Kinshasa Symphony

A Documentary by Claus Wischmann and Martin Baer

Kinshasa, the capital of the Democratic Republic of the Congo and the third largest city in Africa. Almost ten million people live here and they number among the poorest inhabitants on this planet. Kinshasa is the home of Central Africa’s one and only symphony orchestra.

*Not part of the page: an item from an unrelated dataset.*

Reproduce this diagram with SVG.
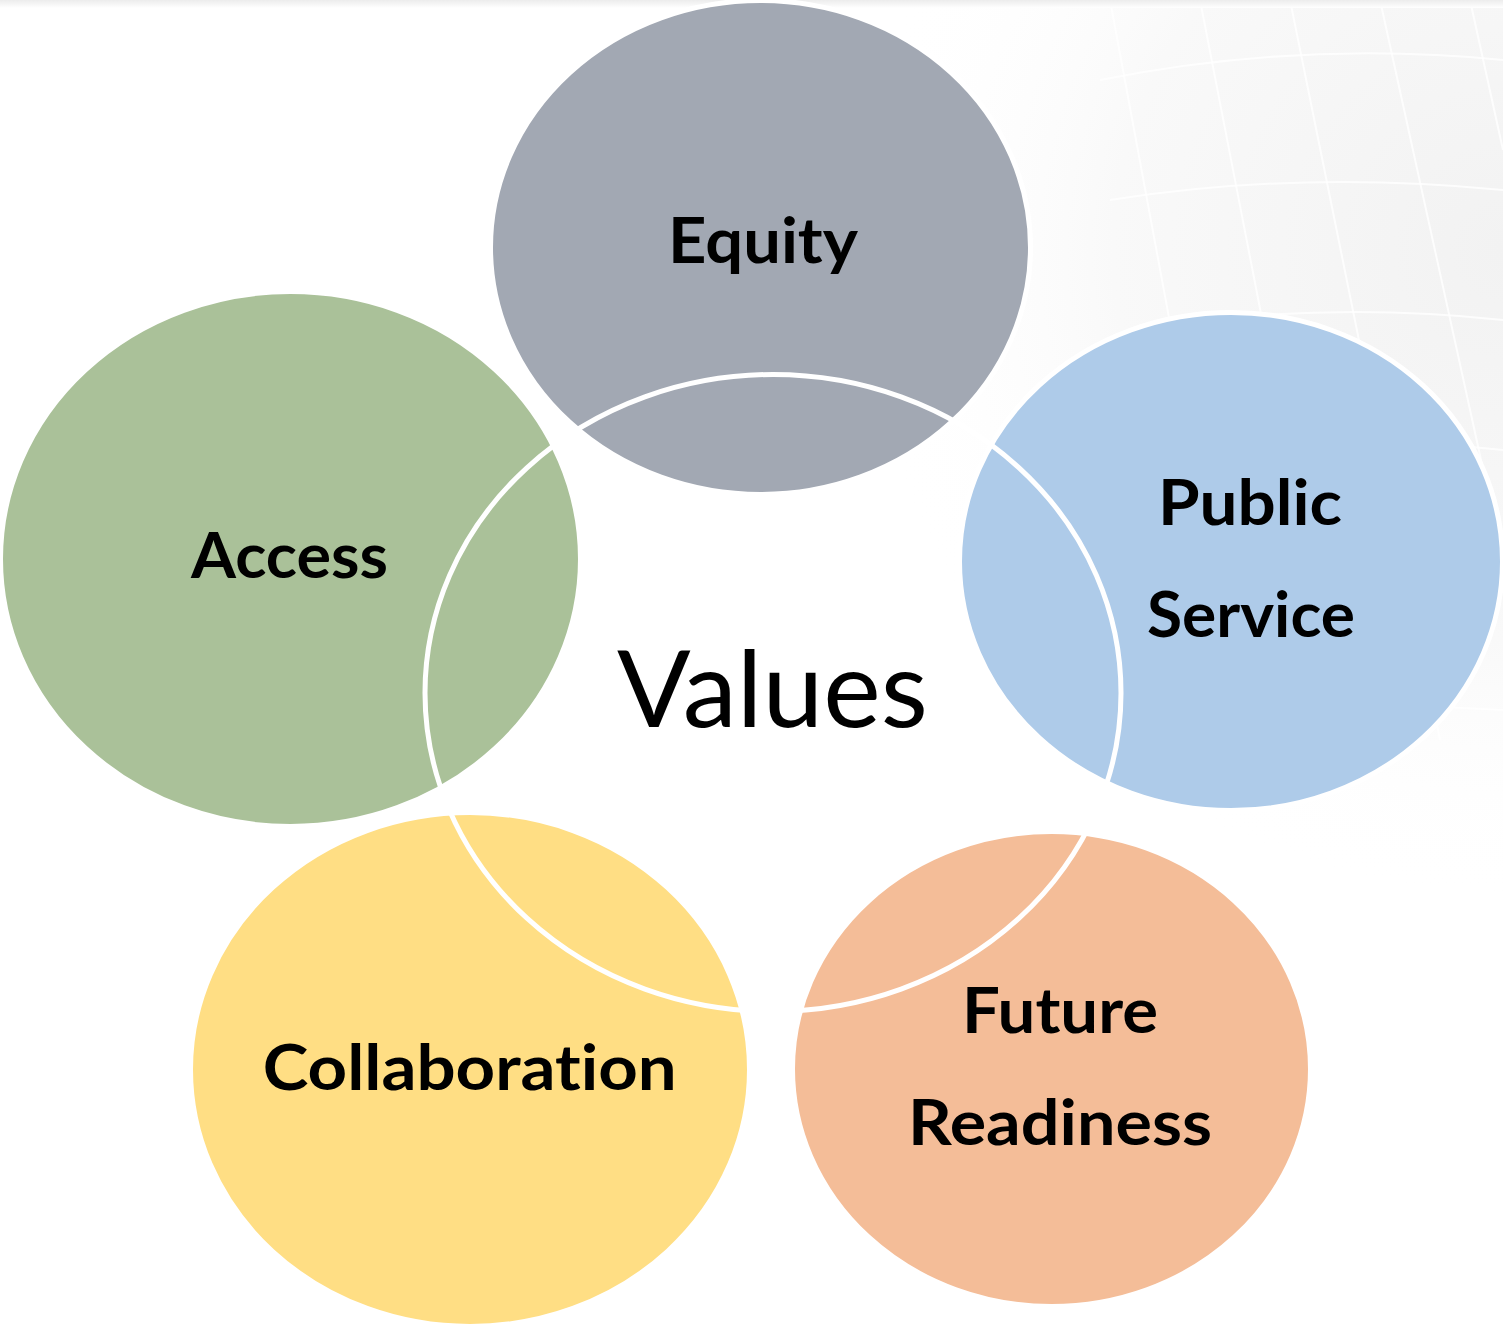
<svg xmlns="http://www.w3.org/2000/svg" width="1503" height="1325" viewBox="0 0 1503 1325">
  <defs>
    <linearGradient id="topband" x1="0" y1="0" x2="0" y2="1">
      <stop offset="0" stop-color="#ececec"/>
      <stop offset="1" stop-color="#ffffff"/>
    </linearGradient>
    <radialGradient id="wm" cx="1503" cy="250" r="650" gradientUnits="userSpaceOnUse">
      <stop offset="0" stop-color="#f2f2f2"/>
      <stop offset="0.6" stop-color="#f9f9f9"/>
      <stop offset="1" stop-color="#ffffff" stop-opacity="0"/>
    </radialGradient>
    <style>
      .node { stroke: #ffffff; stroke-width: 5; }
      .label { font-family: Lato, "Open Sans", "Liberation Sans", sans-serif; font-weight: 700; font-size: 63px; fill: #000000; text-anchor: middle; font-variant-ligatures: none; }
      .center { font-family: Lato, "Open Sans", "Liberation Sans", sans-serif; font-weight: 400; font-size: 107px; fill: #000000; text-anchor: middle; font-variant-ligatures: none; }
      .grid { stroke: #ffffff; stroke-width: 2; fill: none; opacity: 0.8; }
    </style>
  </defs>
  <rect width="1503" height="1325" fill="#ffffff"/>
  <rect width="1503" height="1000" fill="url(#wm)"/>
  <g id="watermark">
    <path class="grid" d="M1110 0 L1240 700 M1200 0 L1340 720 M1290 0 L1440 740 M1380 0 L1503 560 M1470 0 L1503 150"/>
    <path class="grid" d="M1100 80 Q1300 40 1503 60 M1110 200 Q1300 170 1503 190 M1130 330 Q1320 300 1503 320 M1150 460 Q1330 430 1503 450 M1170 590 Q1340 570 1503 580 M1190 720 Q1350 700 1503 710"/>
  </g>
  <rect width="1503" height="8" fill="url(#topband)"/>

  <g id="node-equity">
    <ellipse class="node" cx="760.5" cy="247.5" rx="270" ry="247" fill="#A2A8B3"/>
    <text class="label" x="763" y="263" textLength="190" lengthAdjust="spacingAndGlyphs">Equity</text>
  </g>
  <g id="node-access">
    <ellipse class="node" cx="290.5" cy="559" rx="290" ry="267.5" fill="#AAC199"/>
    <text class="label" x="289.5" y="578" textLength="197" lengthAdjust="spacingAndGlyphs">Access</text>
  </g>
  <g id="node-public-service">
    <ellipse class="node" cx="1231" cy="561.5" rx="271.5" ry="249" fill="#AECBE9"/>
    <text class="label" x="1250" y="525" textLength="184" lengthAdjust="spacingAndGlyphs">Public</text>
    <text class="label" x="1251" y="637" textLength="208" lengthAdjust="spacingAndGlyphs">Service</text>
  </g>
  <g id="node-collaboration">
    <ellipse class="node" cx="470" cy="1069.5" rx="279.5" ry="257" fill="#FFDE84"/>
    <text class="label" x="469.7" y="1090" textLength="414" lengthAdjust="spacingAndGlyphs">Collaboration</text>
  </g>
  <g id="node-future-readiness">
    <ellipse class="node" cx="1051.5" cy="1069" rx="259" ry="237.5" fill="#F4BD98"/>
    <text class="label" x="1060" y="1033" textLength="196" lengthAdjust="spacingAndGlyphs">Future</text>
    <text class="label" x="1060" y="1145" textLength="304" lengthAdjust="spacingAndGlyphs">Readiness</text>
  </g>

  <g id="connectors">
    <ellipse cx="773" cy="693" rx="348" ry="318.5" fill="none" stroke="#ffffff" stroke-width="5"/>
  </g>

  <g id="node-values">
    <text class="center" x="772.5" y="727" textLength="311" lengthAdjust="spacingAndGlyphs">Values</text>
  </g>
</svg>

Two hundred orchestral musicians are playing Beethoven’s Ninth –Freude schöner Götterfunken. A power cut strikes just a few bars before the last movement. Problems like this are the least of the worries facing the only symphony orchestra in the Congo. In the 15 years of its existence, the musicians have survived two putsches, various crises and a war. But concentration on the music and hopes for a better future keep them going. Kinshasa Symphony is a study of people in one of the world’s most chaotic cities doing their best to maintain one of the most complex systems of joint human endeavour: a symphony orchestra. The film is about the Congo, the people in Kinshasa and the power of music.

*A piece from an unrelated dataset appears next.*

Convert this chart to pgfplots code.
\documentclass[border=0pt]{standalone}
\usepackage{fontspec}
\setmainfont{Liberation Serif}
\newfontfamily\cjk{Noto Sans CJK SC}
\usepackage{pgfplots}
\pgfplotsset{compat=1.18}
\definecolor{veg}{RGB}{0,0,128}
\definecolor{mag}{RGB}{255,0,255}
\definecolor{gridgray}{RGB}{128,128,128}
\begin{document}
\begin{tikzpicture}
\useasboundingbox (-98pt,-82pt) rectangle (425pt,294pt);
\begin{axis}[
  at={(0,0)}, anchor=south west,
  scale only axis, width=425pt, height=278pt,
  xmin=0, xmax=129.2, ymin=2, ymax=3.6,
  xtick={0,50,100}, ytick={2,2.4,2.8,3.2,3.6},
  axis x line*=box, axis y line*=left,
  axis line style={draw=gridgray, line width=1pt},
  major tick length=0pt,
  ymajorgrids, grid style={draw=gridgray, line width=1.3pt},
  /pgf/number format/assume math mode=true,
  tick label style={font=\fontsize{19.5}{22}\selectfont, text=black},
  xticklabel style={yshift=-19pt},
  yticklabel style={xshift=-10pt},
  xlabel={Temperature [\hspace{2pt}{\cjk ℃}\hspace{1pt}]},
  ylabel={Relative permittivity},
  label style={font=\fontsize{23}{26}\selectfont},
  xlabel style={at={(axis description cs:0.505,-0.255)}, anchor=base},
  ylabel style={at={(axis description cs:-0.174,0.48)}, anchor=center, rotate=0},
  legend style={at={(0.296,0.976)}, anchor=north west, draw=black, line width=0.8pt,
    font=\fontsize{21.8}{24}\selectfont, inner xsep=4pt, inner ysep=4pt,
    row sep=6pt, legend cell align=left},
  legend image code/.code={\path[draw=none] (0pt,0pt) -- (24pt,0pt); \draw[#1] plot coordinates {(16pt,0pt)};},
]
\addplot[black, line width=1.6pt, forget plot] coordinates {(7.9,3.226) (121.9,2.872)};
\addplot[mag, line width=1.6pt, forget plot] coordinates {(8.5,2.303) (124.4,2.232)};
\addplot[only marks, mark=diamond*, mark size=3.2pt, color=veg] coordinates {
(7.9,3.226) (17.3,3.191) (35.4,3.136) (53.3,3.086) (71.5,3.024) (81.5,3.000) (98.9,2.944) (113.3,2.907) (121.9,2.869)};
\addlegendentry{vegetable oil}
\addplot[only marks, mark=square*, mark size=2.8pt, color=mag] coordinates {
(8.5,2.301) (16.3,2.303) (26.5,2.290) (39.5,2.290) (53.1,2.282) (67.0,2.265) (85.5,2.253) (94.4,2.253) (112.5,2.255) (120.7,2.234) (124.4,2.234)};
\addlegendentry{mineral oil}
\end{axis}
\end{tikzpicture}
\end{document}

The Orchestre Symphonique Kimbanquiste was founded fifteen years ago by conductor/composer/cellist Armand Diangienda. He is the grandson of Simon Kimbangu, a martyr greatly revered in the Congo for opposing the Belgian colonists and establishing his own church: the Kimbanguists.

Initially the OSK began with several dozen music loving amateurs sharing a few available instruments. They rehearsed in shifts so that everyone could have a turn. Today when the OSK gives a concert there are over 200 musicians on the stage – most of them self-taught. Though many of them struggle to survive, work from dawn to dark and sometimes walk miles to reach their workplaces, they attend daily rehearsals that stretch long into the night.